Foto di scena. ©Christophe Raynaud de Lage

Per un teatro della meraviglia

Dark Circus, o il "disastro" incantevole di Stereoptik

«Siete venuti in tanti, ne uscirete affranti!»

Ma che succede: un circo che inneggia alla tristezza? Proprio il circo, che invece ha il compito di portare la felicità tra le persone? Quello capace di attuare una “sospensione dell’incredulità” da tutte le fragilità umane, nel suo anelito a sfidare le leggi della natura? Ebbene sì. Ma forse sotto la sua apparente vitalità il circo conserva sempre una vena un po’ malinconica, perché porta l’uomo ad avere nostalgia di una perfezione che mai ha avuto e mai potrà avere. E se è vero che Stereoptik, compagnia francese ospite a Romaeuropa con il suo Dark Circus, si concentra proprio sul lato più crepuscolare del circo, dietro il bianco e il nero della sua ricerca estetica si cela in realtà più ironia di quanto sembri in apparenza.

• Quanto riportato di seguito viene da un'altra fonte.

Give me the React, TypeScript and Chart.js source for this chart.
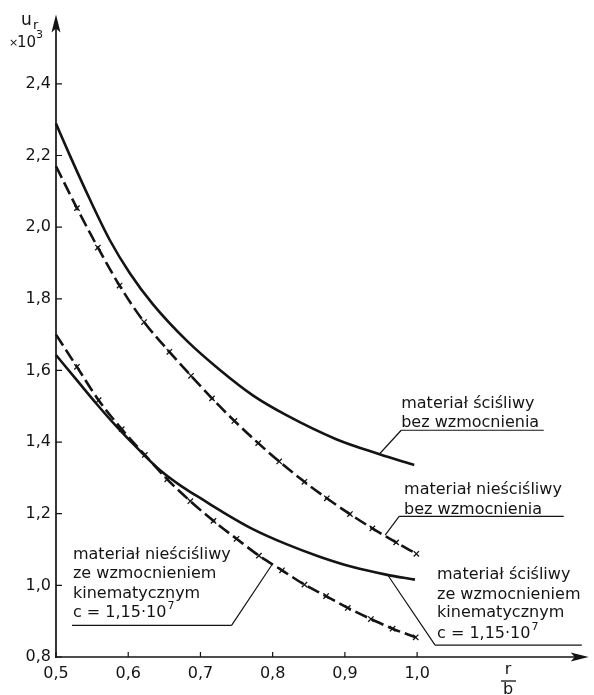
import React, { useEffect, useRef } from "react";
import { Chart, registerables } from "chart.js";

Chart.register(...registerables);

// Axis ticks
const xTickValues = [0.5, 0.6, 0.7, 0.8, 0.9, 1.0];
const yTickValues = [0.8, 1.0, 1.2, 1.4, 1.6, 1.8, 2.0, 2.2, 2.4];

// materiał ściśliwy bez wzmocnienia (solid, upper)
const rA = [0.5, 0.519, 0.547, 0.575, 0.602, 0.634, 0.681, 0.727, 0.772, 0.819, 0.888, 0.948, 0.996];
const uA = [2.289, 2.201, 2.077, 1.962, 1.872, 1.785, 1.683, 1.601, 1.531, 1.475, 1.408, 1.366, 1.336];

// materiał nieściśliwy bez wzmocnienia (dashed + x, upper)
const rB = [0.5, 0.529, 0.558, 0.588, 0.622, 0.657, 0.687, 0.716, 0.747, 0.78, 0.809, 0.844, 0.875, 0.907, 0.938, 0.971, 0.999];
const uB = [2.17, 2.053, 1.943, 1.837, 1.735, 1.652, 1.585, 1.522, 1.459, 1.397, 1.346, 1.289, 1.243, 1.199, 1.159, 1.12, 1.088];

// materiał nieściśliwy ze wzmocnieniem kinematycznym (dashed + x, lower)
const rC = [0.5, 0.529, 0.559, 0.591, 0.623, 0.654, 0.686, 0.718, 0.75, 0.781, 0.813, 0.844, 0.874, 0.904, 0.936, 0.966, 0.998];
const uC = [1.7, 1.61, 1.517, 1.436, 1.364, 1.296, 1.235, 1.18, 1.13, 1.083, 1.042, 1.002, 0.97, 0.937, 0.906, 0.879, 0.855];

// materiał ściśliwy ze wzmocnieniem kinematycznym (solid, lower)
const rD = [0.5, 0.53, 0.556, 0.584, 0.615, 0.645, 0.675, 0.705, 0.7265, 0.7725, 0.819, 0.865, 0.911, 0.957, 0.997];
const uD = [1.643, 1.57, 1.507, 1.443, 1.378, 1.32, 1.275, 1.237, 1.21, 1.157, 1.115, 1.08, 1.051, 1.03, 1.016];

// Annotation texts
const labelA = ["materiał ściśliwy", "bez wzmocnienia"];
const labelB = ["materiał nieściśliwy", "bez wzmocnienia"];
const labelC = ["materiał nieściśliwy", "ze wzmocnieniem", "kinematycznym", "c = 1,15·10"];
const labelD = ["materiał ściśliwy", "ze wzmocnieniem", "kinematycznym", "c = 1,15·10"];

const FONT = "'DejaVu Sans', sans-serif";
const INK = "#141414";

const pts = (xs: number[], ys: number[]) => xs.map((x, i) => ({ x, y: ys[i] }));
const markerRadii = (n: number) => Array.from({ length: n }, (_, i) => (i === 0 ? 0 : 3.8));

type Ann = {
  lines: string[];
  textX: number;
  baselines: number[];
  underY: number;
  underX0: number;
  underX1: number;
  leadFrom: [number, number];
  leadTo: [number, number];
  sup?: boolean;
};

// annotation geometry in data units
const annotations: Ann[] = [
  { lines: labelA, textX: 0.978, baselines: [1.496, 1.441], underY: 1.433, underX0: 0.978, underX1: 1.1754, leadFrom: [0.978, 1.433], leadTo: [0.9475, 1.366] },
  { lines: labelB, textX: 0.982, baselines: [1.256, 1.2], underY: 1.1924, underX0: 0.9751, underX1: 1.203, leadFrom: [0.9751, 1.1924], leadTo: [0.9558, 1.14] },
  { lines: labelD, textX: 1.0276, baselines: [1.0183, 0.963, 0.9105, 0.8525], underY: 0.8332, underX0: 1.0249, underX1: 1.228, leadFrom: [1.0249, 0.8332], leadTo: [0.9586, 1.031], sup: true },
  { lines: labelC, textX: 0.5235, baselines: [1.0736, 1.021, 0.9658, 0.9105], underY: 0.8884, underX0: 0.5221, underX1: 0.7431, leadFrom: [0.7431, 0.8884], leadTo: [0.7997, 1.0597], sup: true },
];

const fmt = (v: number) => v.toFixed(1).replace(".", ",");

const decorPlugin = {
  id: "decor",
  afterDraw(chart: any) {
    const { ctx, chartArea, scales } = chart;
    const xs = scales.x;
    const ys = scales.y;
    const L = chartArea.left;
    const B = chartArea.bottom;
    const T = chartArea.top;
    const R = chartArea.right;
    ctx.save();
    ctx.strokeStyle = INK;
    ctx.fillStyle = INK;
    ctx.lineCap = "butt";

    // axes
    ctx.lineWidth = 1.7;
    ctx.beginPath();
    ctx.moveTo(L, B + 1);
    ctx.lineTo(L, T + 10);
    ctx.moveTo(L - 1, B);
    ctx.lineTo(R - 10, B);
    ctx.stroke();
    // arrows
    ctx.beginPath();
    ctx.moveTo(L, T);
    ctx.lineTo(L - 4.5, T + 18);
    ctx.lineTo(L, T + 14);
    ctx.lineTo(L + 4.5, T + 18);
    ctx.closePath();
    ctx.fill();
    ctx.beginPath();
    ctx.moveTo(R, B);
    ctx.lineTo(R - 18, B - 4.5);
    ctx.lineTo(R - 14, B);
    ctx.lineTo(R - 18, B + 4.5);
    ctx.closePath();
    ctx.fill();

    // inward ticks
    ctx.lineWidth = 1.2;
    ctx.beginPath();
    yTickValues.forEach((v) => {
      const p = ys.getPixelForValue(v);
      ctx.moveTo(L, p);
      ctx.lineTo(L + 6, p);
    });
    xTickValues.forEach((v) => {
      const p = xs.getPixelForValue(v);
      ctx.moveTo(p, B);
      ctx.lineTo(p, B - 5);
    });
    ctx.stroke();

    // y axis title u_r x10^3
    ctx.textBaseline = "alphabetic";
    ctx.textAlign = "left";
    ctx.font = `17px ${FONT}`;
    ctx.fillText("u", 21, 25);
    ctx.font = `13px ${FONT}`;
    ctx.fillText("r", 33, 29);
    ctx.font = `11px ${FONT}`;
    ctx.fillText("×", 9, 46);
    ctx.font = `15px ${FONT}`;
    ctx.fillText("10", 17, 47);
    ctx.font = `11px ${FONT}`;
    ctx.fillText("3", 36, 38);

    // x axis title r/b
    ctx.font = `16px ${FONT}`;
    ctx.textAlign = "center";
    ctx.fillText("r", 508, 674);
    ctx.lineWidth = 1.3;
    ctx.beginPath();
    ctx.moveTo(501, 681);
    ctx.lineTo(516, 681);
    ctx.stroke();
    ctx.fillText("b", 508, 694);

    // annotations
    ctx.lineWidth = 1.2;
    annotations.forEach((a) => {
      ctx.beginPath();
      ctx.moveTo(xs.getPixelForValue(a.underX0), ys.getPixelForValue(a.underY));
      ctx.lineTo(xs.getPixelForValue(a.underX1), ys.getPixelForValue(a.underY));
      ctx.moveTo(xs.getPixelForValue(a.leadFrom[0]), ys.getPixelForValue(a.leadFrom[1]));
      ctx.lineTo(xs.getPixelForValue(a.leadTo[0]), ys.getPixelForValue(a.leadTo[1]));
      ctx.stroke();
      ctx.textAlign = "left";
      const tx = xs.getPixelForValue(a.textX);
      a.lines.forEach((line, i) => {
        const by = ys.getPixelForValue(a.baselines[i]);
        ctx.font = `16px ${FONT}`;
        ctx.fillText(line, tx, by);
        if (a.sup && i === a.lines.length - 1) {
          const w = ctx.measureText(line).width;
          ctx.font = `11px ${FONT}`;
          ctx.fillText("7", tx + w + 1, by - 8);
        }
      });
    });
    ctx.restore();
  },
};

export default function App() {
  const ref = useRef<HTMLCanvasElement | null>(null);
  useEffect(() => {
    if (!ref.current) return;
    const lineBase = {
      borderColor: INK,
      backgroundColor: INK,
      fill: false,
      cubicInterpolationMode: "monotone" as const,
      clip: 6,
    };
    const chart = new Chart(ref.current, {
      type: "line",
      data: {
        datasets: [
          { ...lineBase, label: "A", data: pts(rA, uA), borderWidth: 2.6, pointRadius: 0 },
          {
            ...lineBase,
            label: "B",
            data: pts(rB, uB),
            borderWidth: 2.6,
            borderDash: [13, 5],
            pointStyle: "crossRot",
            pointRadius: markerRadii(rB.length),
            pointBorderWidth: 1.3,
            pointBorderColor: INK,
          },
          {
            ...lineBase,
            label: "C",
            data: pts(rC, uC),
            borderWidth: 2.6,
            borderDash: [13, 5],
            pointStyle: "crossRot",
            pointRadius: markerRadii(rC.length),
            pointBorderWidth: 1.3,
            pointBorderColor: INK,
          },
          { ...lineBase, label: "D", data: pts(rD, uD), borderWidth: 2.6, pointRadius: 0 },
        ],
      },
      options: {
        animation: false,
        responsive: false,
        devicePixelRatio: 1,
        layout: { padding: { top: 8, right: 4, left: 0, bottom: 0 } },
        plugins: { legend: { display: false }, tooltip: { enabled: false } },
        scales: {
          x: {
            type: "linear",
            min: 0.5,
            max: 1.2376,
            grid: { display: false, drawTicks: false },
            border: { display: false },
            afterBuildTicks: (s: any) => {
              s.ticks = xTickValues.map((v) => ({ value: v }));
            },
            afterFit: (s: any) => {
              s.height = 38;
            },
            ticks: {
              callback: (v: any) => fmt(Number(v)),
              font: { family: FONT, size: 16 },
              color: INK,
              padding: 7,
              maxRotation: 0,
            },
          },
          y: {
            type: "linear",
            min: 0.8,
            max: 2.5933,
            grid: { display: false, drawTicks: false },
            border: { display: false },
            afterBuildTicks: (s: any) => {
              s.ticks = yTickValues.map((v) => ({ value: v }));
            },
            afterFit: (s: any) => {
              s.width = 56;
            },
            ticks: {
              callback: (v: any) => fmt(Number(v)),
              font: { family: FONT, size: 16 },
              color: INK,
              padding: 5,
            },
          },
        },
      },
      plugins: [decorPlugin],
    });
    return () => chart.destroy();
  }, []);
  return (
    <div style={{ position: "absolute", left: 0, top: 0, width: 594, height: 695, background: "#fff" }}>
      <canvas ref={ref} width={594} height={695} style={{ display: "block" }} />
    </div>
  );
}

Foto di scena. ©Christophe Raynaud de Lage

Nessuna tecnologia sofisticata, nessun effetto spettacolare. Quello che c’è sul palco della Pelanda è ciò che si vede: sulla sinistra Jean-Baptiste Maillet a comporre live la musica che accompagnerà i numeri del dark circus, sulla destra Romain Bermond con l’occorrente per plasmare la materia in sostituzione alla presenza viva dell’attore, ovvero sabbia, inchiostro, pupazzetti di carta, un foglio bianco e una piccola telecamera per proiettare le immagini sullo schermo. Così, ecco che attraverso la giustapposizione di video animati, disegno dal vivo e giochi di luci e ombre, i due artisti visuali svelano in diretta l’incanto e l’artificio che dietro di esso si nasconde mentre i paesaggi fiabeschi prendono vita come dal nulla, trasformandosi sempre diversi davanti agli occhi meravigliati.

Foto di scena. ©Christophe Raynaud de Lage

Qualcosa però sembra sempre andare storto al dark circus: la trapezista cade dal trapezio, il domatore di leoni viene mangiato vivo, l’uomo cannone è scaraventato sulla luna (con un omaggio a Georges Méliès), il domatore di cavalli perde il cavallo, che scappa libero nella natura. Insomma, è il contrappasso tragi-comico per avere osato sfidare i propri limiti umani: tutto è un disastro, una goffa caduta, un fallimento continuo, come a ricordarci che l’arte – e quindi la vita – è qualcosa di fragile, pronta ad essere spazzata via da un momento all’altro ma proprio per questo anche più preziosa e da custodire con cura, proprio come fa quella mano pronta a salvare il cavallino dall’orlo del precipizio.

E infine, grazie al naso rosso di un clown, il circo di Stereoptik dal bianco e nero si trasformerà in un’esplosione di colori sgargianti, lasciando fuori il pallore quotidiano dei severi palazzoni grigi che lo circondano. È un mondo in cui trova casa la stravaganza dell’arte, la serietà del gioco, nonché la dimensione fallimentare e congenitamente imbranata dell’essere umano: lo sforzo di superare sé stesso che, seppur destinato al disastro, conserva sempre un’ironica e insieme malinconica speranza di riprovarci ancora. Un mondo incantato creato a partire da pochi espedienti tradizionali che, compenetrati con maestria nellaloro artigianale essenzialità, suscitano la meraviglia dello sguardo; difficile da trovare in una società sempre alla ricerca spasmodica del nuovo, dell’effetto speciale senza consistenza, della virtualità delle emozioni.